🤖 AI Summary
To address severe catastrophic forgetting, inaccurate task-specific LoRA selection, and weak classifier generalization in Domain Incremental Learning (DIL), this paper proposes a Shared-Specific Collaborative Low-Rank Adaptation framework. Methodologically, it jointly models shared and task-specific LoRA modules, incorporating a knowledge consolidation mechanism to mitigate forgetting; replaces conventional linear or prototype classifiers with a distribution-aware stochastic classifier; and introduces multi-layer local classifiers with intermediate representation utilization, augmented by a sphere generator loss and transformation module to alleviate synthetic sample bias and knowledge selection mismatch.
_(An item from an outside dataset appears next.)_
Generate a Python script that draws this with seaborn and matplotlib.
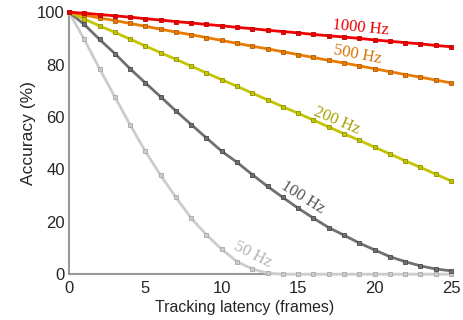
import matplotlib
matplotlib.use("Agg")
import matplotlib.pyplot as plt
import seaborn as sns
import pandas as pd

frames = list(range(26))
acc_1000 = [100, 99.6, 99.1, 98.6, 98.1, 97.5, 97.0, 96.4, 95.9, 95.3, 94.8, 94.2, 93.7,
            93.1, 92.6, 92.1, 91.5, 91.0, 90.5, 90.0, 89.4, 88.9, 88.4, 87.9, 87.3, 86.8]
acc_500 = [100, 98.9, 97.8, 96.8, 95.7, 94.6, 93.5, 92.4, 91.4, 90.3, 89.2, 88.1, 87.0,
           86.0, 84.9, 83.8, 82.7, 81.6, 80.6, 79.5, 78.4, 77.3, 76.2, 75.2, 74.1, 73.0]
acc_200 = [100, 97.4, 94.8, 92.3, 89.7, 87.1, 84.5, 82.0, 79.4, 76.8, 74.2, 71.7, 69.1,
           66.5, 63.9, 61.4, 58.8, 56.2, 53.6, 51.1, 48.5, 45.9, 43.3, 40.8, 38.2, 35.6]
acc_100 = [100, 95.3, 89.6, 84.2, 78.4, 73.0, 67.7, 62.3, 57.1, 52.0, 46.9, 42.7, 38.0,
           33.5, 29.3, 25.2, 21.4, 17.8, 14.9, 11.9, 9.3, 6.7, 4.8, 3.2, 2.0, 1.3]
acc_50 = [100, 89.6, 78.4, 67.7, 57.0, 46.9, 37.7, 29.3, 21.4, 15.0, 9.5, 4.8, 2.0,
          0.4, 0, 0, 0, 0, 0, 0, 0, 0, 0, 0, 0, 0]

series_names = ["50 Hz", "100 Hz", "200 Hz", "500 Hz", "1000 Hz"]
series_vals = [acc_50, acc_100, acc_200, acc_500, acc_1000]
line_colors = ["#cccccc", "#707070", "#c4c400", "#e87c00", "#f00000"]
edge_colors = ["#a8a8a8", "#4a4a4a", "#909000", "#b05a00", "#b80000"]
text_colors = ["#b4b4b4", "#555555", "#a4a400", "#d87200", "#e80000"]

# label positions (data coords) and rotations
label_xy = [(12.0, 7.6), (15.3, 29.3), (17.5, 58.4), (18.9, 83.6), (19.1, 94.2)]
label_rot = [-27, -32, -23, -11, -5.5]

sns.set_style("white")
plt.rcParams['font.family'] = ['Liberation Sans', 'DejaVu Sans']

fig = plt.figure(figsize=(4.63, 3.2), dpi=100)
ax = fig.add_axes([0.149, 0.143, 0.825, 0.819])

for name, vals, lc, ec in zip(series_names, series_vals, line_colors, edge_colors):
    df = pd.DataFrame({"frame": frames, "acc": vals})
    sns.lineplot(data=df, x="frame", y="acc", color=lc, linewidth=2, marker="s",
                 markersize=2.8, markeredgecolor=ec, markeredgewidth=0.6,
                 ax=ax, clip_on=False, zorder=3)

for name, (lx, ly), rot, tc in zip(series_names, label_xy, label_rot, text_colors):
    ax.text(lx, ly, name, color=tc, rotation=rot, rotation_mode="anchor",
            ha="center", va="center", fontsize=12,
            family=["Liberation Serif", "DejaVu Serif"])

ax.set_xlim(0, 25)
ax.set_ylim(0, 100)
ax.set_xticks([0, 5, 10, 15, 20, 25])
ax.set_yticks([0, 20, 40, 60, 80, 100])
ax.set_xlabel("Tracking latency (frames)", fontsize=11.4)
ax.set_ylabel("Accuracy (%)", fontsize=12.5)
ax.xaxis.set_label_coords((245 - 69) / 382, -0.098)
ax.yaxis.set_label_coords(-0.086, (274.3 - 133) / 262.3)
ax.tick_params(axis="x", direction="in", length=3, color="#999999", labelsize=12, pad=5)
ax.tick_params(axis="y", direction="in", length=3, color="#999999", labelsize=12, pad=3)
for s in ["top", "right"]:
    ax.spines[s].set_visible(False)
for s in ["left", "bottom"]:
    ax.spines[s].set_color("#999999")
    ax.spines[s].set_linewidth(1.5)

fig.savefig("out.png", dpi=100)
Evaluated on four mainstream DIL benchmarks, the method achieves an average accuracy improvement of over 5%, significantly enhancing both accuracy and stability in continual learning. Key contributions include: (1) a unified LoRA architecture balancing shared and task-specific adaptation; (2) a stochastic classifier grounded in feature distribution sampling; and (3) a holistic regularization strategy integrating geometric constraints and intermediate representation reuse.
📝 Abstract
Domain Incremental Learning (DIL) is a continual learning sub-branch that aims to address never-ending arrivals of new domains without catastrophic forgetting problems. Despite the advent of parameter-efficient fine-tuning (PEFT) approaches, existing works create task-specific LoRAs overlooking shared knowledge across tasks. Inaccurate selection of task-specific LORAs during inference results in significant drops in accuracy, while existing works rely on linear or prototype-based classifiers, which have suboptimal generalization powers. Our paper proposes continual knowledge consolidation low rank adaptation (CONEC-LoRA) addressing the DIL problems. CONEC-LoRA is developed from consolidations between task-shared LORA to extract common knowledge and task-specific LORA to embrace domain-specific knowledge. Unlike existing approaches, CONEC-LoRA integrates the concept of a stochastic classifier whose parameters are sampled from a distribution, thus enhancing the likelihood of correct classifications. Last but not least, an auxiliary network is deployed to optimally predict the task-specific LoRAs for inferences and implements the concept of a different-depth network structure in which every layer is connected with a local classifier to take advantage of intermediate representations. This module integrates the ball-generator loss and transformation module to address the synthetic sample bias problem. Our rigorous experiments demonstrate the advantage of CONEC-LoRA over prior arts in 4 popular benchmark problems with over 5% margins.